__Work to do__: Search the material below for the word "this" and copy every line in which it occurs.

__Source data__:
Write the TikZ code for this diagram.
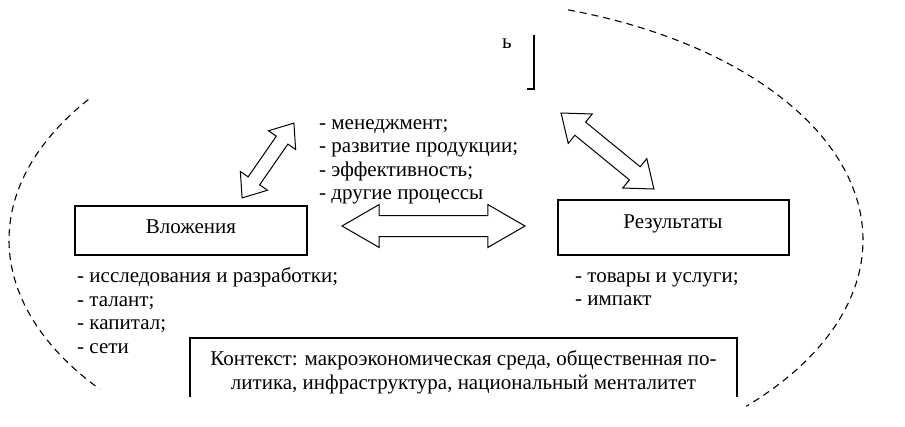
\documentclass[tikz,border=0pt]{standalone}
\usepackage{fontspec}
\setmainfont{Liberation Serif}
\usetikzlibrary{shapes.arrows}
\begin{document}
\begin{tikzpicture}[x=1pt,y=-1pt,
  every node/.style={font=\fontsize{21}{24}\selectfont},
  box/.style={draw,line width=1.3pt},
  txt/.style={anchor=base west,inner sep=0pt},
  ctxt/.style={anchor=base,inner sep=0pt},
  barrow/.style={draw,line width=1pt,double arrow,inner xsep=0pt,text width=0pt,anchor=center},
  dash ell/.style={line width=1.1pt,dash pattern=on 7pt off 5pt}
]
\useasboundingbox (0,0) rectangle (905,426);
% dashed ellipse parts
\draw[dash ell] plot[domain=72:-43.4,samples=90,smooth] ({436+427*cos(\x)},{240-242*sin(\x)});
\draw[dash ell] plot[domain=144.5:218,samples=50,smooth] ({436+427*cos(\x)},{240-242*sin(\x)});
% top fragment
\node[ctxt] (frag) at (507,48) {ь};
\coordinate (brT) at (534,35);
\coordinate (brB) at (534,89);
\coordinate (brL) at (527,89);
\draw[line width=1.1pt] (brT) -- (brB) -- (brL);
% boxes
\draw[box] (75,206) rectangle (307,255);
\node[ctxt] (vl) at (191,233) {Вложения};
\draw[box] (558,200) rectangle (789,255);
\node[ctxt] (rez) at (673,228) {Результаты};
% lists
\node[txt] (m1) at (319,129) {- менеджмент;};
\node[txt] (m2) at (319,152.5) {- развитие продукции;};
\node[txt] (m3) at (319,176) {- эффективность;};
\node[txt] (m4) at (319,199.5) {- другие процессы};
\node[txt] (l1) at (77,282) {- исследования и разработки;};
\node[txt] (l2) at (77,306) {- талант;};
\node[txt] (l3) at (77,329.5) {- капитал;};
\node[txt] (l4) at (77,353) {- сети};
\node[txt] (r1) at (575,282) {- товары и услуги;};
\node[txt] (r2) at (575,305) {- импакт};
% context box (open at bottom)
\coordinate (cA) at (190,397);
\coordinate (cB) at (190,338);
\coordinate (cC) at (737,338);
\coordinate (cD) at (737,397);
\draw[box] (cA) -- (cB) -- (cC) -- (cD);
\node[ctxt] (c1) at (463.5,365) {Контекст: макроэкономическая среда, общественная по-};
\node[ctxt] (c2) at (463.5,389) {литика, инфраструктура, национальный менталитет};
% block arrows
\node[barrow,minimum height=183pt,inner ysep=10pt,double arrow head extend=11pt,double arrow tip angle=60] (ah) at (433.5,226) {};
\node[barrow,minimum height=91pt,inner ysep=6.5pt,double arrow head extend=9.5pt,double arrow tip angle=77,rotate=55.3] (al) at (268,160.5) {};
\node[barrow,minimum height=120pt,inner ysep=8pt,double arrow head extend=10.5pt,double arrow tip angle=75,rotate=-39.3] (ar) at (607.5,151) {};
\end{tikzpicture}
\end{document}
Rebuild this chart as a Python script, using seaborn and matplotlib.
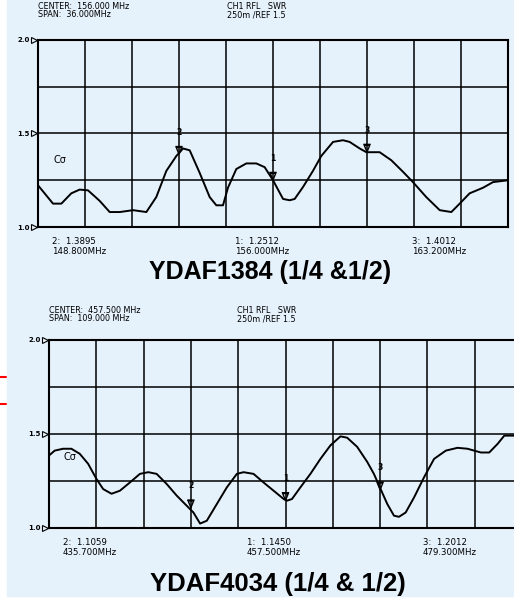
import matplotlib
matplotlib.use("Agg")
import numpy as np
import pandas as pd
import matplotlib.pyplot as plt
from matplotlib.path import Path
from matplotlib.lines import Line2D
import seaborn as sns

# --- values ---
top_freq = [138.00, 139.15, 139.79, 140.55, 141.19, 141.83, 142.72, 143.49, 144.26, 145.28,
            146.30, 147.06, 147.83, 148.60, 149.11, 149.62, 150.38, 151.15, 151.66, 152.17,
            152.55, 153.19, 153.96, 154.72, 155.36, 156.00, 156.77, 157.28, 157.66, 158.30,
            159.06, 159.70, 160.60, 161.36, 161.87, 162.64, 163.15, 164.17, 165.06, 165.96,
            166.72, 167.74, 168.77, 169.66, 170.30, 171.06, 172.09, 172.85, 174.00]
top_swr = [1.223, 1.125, 1.125, 1.180, 1.200, 1.196, 1.140, 1.080, 1.080, 1.090,
           1.080, 1.160, 1.300, 1.380, 1.420, 1.410, 1.290, 1.160, 1.116, 1.116,
           1.210, 1.310, 1.340, 1.340, 1.320, 1.250, 1.150, 1.143, 1.150, 1.214,
           1.300, 1.380, 1.455, 1.464, 1.455, 1.420, 1.400, 1.400, 1.357, 1.295,
           1.240, 1.160, 1.090, 1.080, 1.125, 1.180, 1.210, 1.240, 1.250]
top_marker_ids = ["2", "1", "3"]
top_marker_freq = [148.8, 156.0, 163.2]
top_marker_swr = [1.3895, 1.2512, 1.4012]

bot_freq = [403.00, 404.31, 406.24, 408.16, 410.09, 412.01, 413.94, 415.48, 417.41, 419.33,
            421.64, 423.95, 425.88, 427.80, 430.12, 432.43, 434.74, 436.28, 437.82, 439.36,
            441.67, 443.98, 446.29, 447.83, 450.14, 452.45, 454.77, 457.08, 457.85, 459.00,
            460.93, 463.24, 465.55, 467.86, 470.17, 471.71, 474.02, 476.33, 477.87, 479.42,
            480.96, 482.50, 483.65, 485.19, 487.12, 489.43, 491.74, 494.44, 497.13, 499.44,
            502.52, 504.45, 506.38, 507.92, 510.61, 512.00]
bot_swr = [1.384, 1.410, 1.420, 1.420, 1.393, 1.340, 1.259, 1.205, 1.180, 1.196,
           1.240, 1.286, 1.295, 1.286, 1.232, 1.170, 1.116, 1.080, 1.021, 1.036,
           1.125, 1.214, 1.286, 1.295, 1.286, 1.240, 1.196, 1.152, 1.143, 1.152,
           1.214, 1.286, 1.366, 1.438, 1.486, 1.479, 1.430, 1.350, 1.286, 1.205,
           1.125, 1.063, 1.057, 1.080, 1.160, 1.268, 1.366, 1.410, 1.425, 1.420,
           1.400, 1.400, 1.446, 1.490, 1.490, 1.490]
bot_marker_ids = ["2", "1", "3"]
bot_marker_freq = [435.7, 457.5, 479.3]
bot_marker_swr = [1.1059, 1.1450, 1.2012]

W, H = 514, 604
BG = "#e5f1fb"


def px(x, y):
    # pixel position (from top-left) -> figure fraction
    return x / W, 1 - y / H


sns.set_theme(style="white")
plt.rcParams["font.family"] = ["DejaVu Sans"]
plt.rcParams["text.color"] = "black"
plt.rcParams["ytick.color"] = "black"

fig = plt.figure(figsize=(W / 100, H / 100), dpi=100, facecolor="white")
fig.patches.append(plt.Rectangle(px(7, 596), (W - 7) / W, 596 / H,
                                 transform=fig.transFigure, color=BG, zorder=-10))

# marker symbol: triangle with its tip on the trace, flat bar on top
tri = Path([(-0.45, 1.1), (0.45, 1.1), (0.0, 0.0), (-0.45, 1.1),
            (-0.6, 1.25), (0.6, 1.25)],
           [Path.MOVETO, Path.LINETO, Path.LINETO, Path.CLOSEPOLY,
            Path.MOVETO, Path.LINETO])


def draw_panel(rect, freq, swr, center, span, mids, mfreq, mswr, cd_xy):
    ax = fig.add_axes(rect)
    ax.set_facecolor(BG)
    df = pd.DataFrame({"freq": freq, "swr": swr})
    sns.lineplot(data=df, x="freq", y="swr", ax=ax, color="black", lw=1.4, zorder=3)
    lo, hi = center - span / 2, center + span / 2
    ax.set_xlim(lo, hi)
    ax.set_ylim(1.0, 2.0)
    ax.set_xticks(np.linspace(lo, hi, 11))
    ax.set_yticks([1.0, 1.25, 1.5, 1.75, 2.0])
    ax.set_xticklabels([])
    ax.set_yticklabels(["1.0", "", "1.5", "", "2.0"], fontsize=5, fontweight="bold")
    ax.tick_params(length=0, pad=6)
    ax.grid(True, color="black", lw=1.1)
    ax.set_xlabel("")
    ax.set_ylabel("")
    for s in ax.spines.values():
        s.set_color("black")
        s.set_linewidth(1.5)
    # small pointer arrows at the y labels
    ax.plot([-0.008] * 3, [1.0, 1.5, 2.0], ls="none", marker=">", ms=4, mfc=BG,
            mec="black", mew=0.8, transform=ax.get_yaxis_transform(), clip_on=False)
    ax.scatter(mfreq, mswr, marker=tri, s=120, facecolors="none", edgecolors="black",
               linewidths=1.0, zorder=4)
    for mid, f, v in zip(mids, mfreq, mswr):
        ax.annotate(mid, (f, v), xytext=(0, 12.5), textcoords="offset points",
                    ha="center", va="bottom", fontsize=5.5, fontweight="bold")
    ax.text(cd_xy[0], cd_xy[1], "C\u03c3", fontsize=7, ha="center", va="center")
    return ax


draw_panel([38 / W, 1 - 227 / H, 470 / W, 187 / H], top_freq, top_swr, 156.0, 36.0,
           top_marker_ids, top_marker_freq, top_marker_swr, (139.7, 1.36))
draw_panel([49 / W, 1 - 527.5 / H, 473 / W, 187.5 / H], bot_freq, bot_swr, 457.5, 109.0,
           bot_marker_ids, bot_marker_freq, bot_marker_swr, (407.8, 1.375))

head = dict(fontsize=5.8, va="center", ha="left")
small = dict(fontsize=6.2, va="center", ha="left")

# headers
fig.text(*px(38, 6.5), "CENTER:  156.000 MHz", **head)
fig.text(*px(38, 14.5), "SPAN:  36.000MHz", **head)
fig.text(*px(227, 6.5), "CH1 RFL   SWR", **head)
fig.text(*px(227, 14.5), "250m /REF 1.5", **head)

fig.text(*px(49, 310.5), "CENTER:  457.500 MHz", **head)
fig.text(*px(49, 318.5), "SPAN:  109.000 MHz", **head)
fig.text(*px(237, 310.5), "CH1 RFL   SWR", **head)
fig.text(*px(237, 318.5), "250m /REF 1.5", **head)

# marker readouts
for x, a, b in [(52, "2:  1.3895", "148.800MHz"), (235, "1:  1.2512", "156.000MHz"),
                (412, "3:  1.4012", "163.200MHz")]:
    fig.text(*px(x, 242), a, **small)
    fig.text(*px(x, 251.5), b, **small)
for x, a, b in [(63, "2:  1.1059", "435.700MHz"), (247, "1:  1.1450", "457.500MHz"),
                (423, "3:  1.2012", "479.300MHz")]:
    fig.text(*px(x, 542.5), a, **small)
    fig.text(*px(x, 552.5), b, **small)

# titles
fig.text(*px(270, 272), "YDAF1384 (1/4 &1/2)", fontsize=18, fontweight="bold",
         family="Liberation Sans", ha="center", va="center")
fig.text(*px(278, 584), "YDAF4034 (1/4 & 1/2)", fontsize=18.5, fontweight="bold",
         family="Liberation Sans", ha="center", va="center")

# stray red ticks at the left edge
for y in (377, 404):
    fig.lines.append(Line2D([0, 6 / W], [1 - y / H] * 2, color="red", lw=1.5,
                            transform=fig.transFigure))

fig.savefig("out.png", dpi=100, facecolor="white")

__Solved problem__:
Write the TikZ code for this diagram.
Rebuild this chart as a Python script, using seaborn and matplotlib.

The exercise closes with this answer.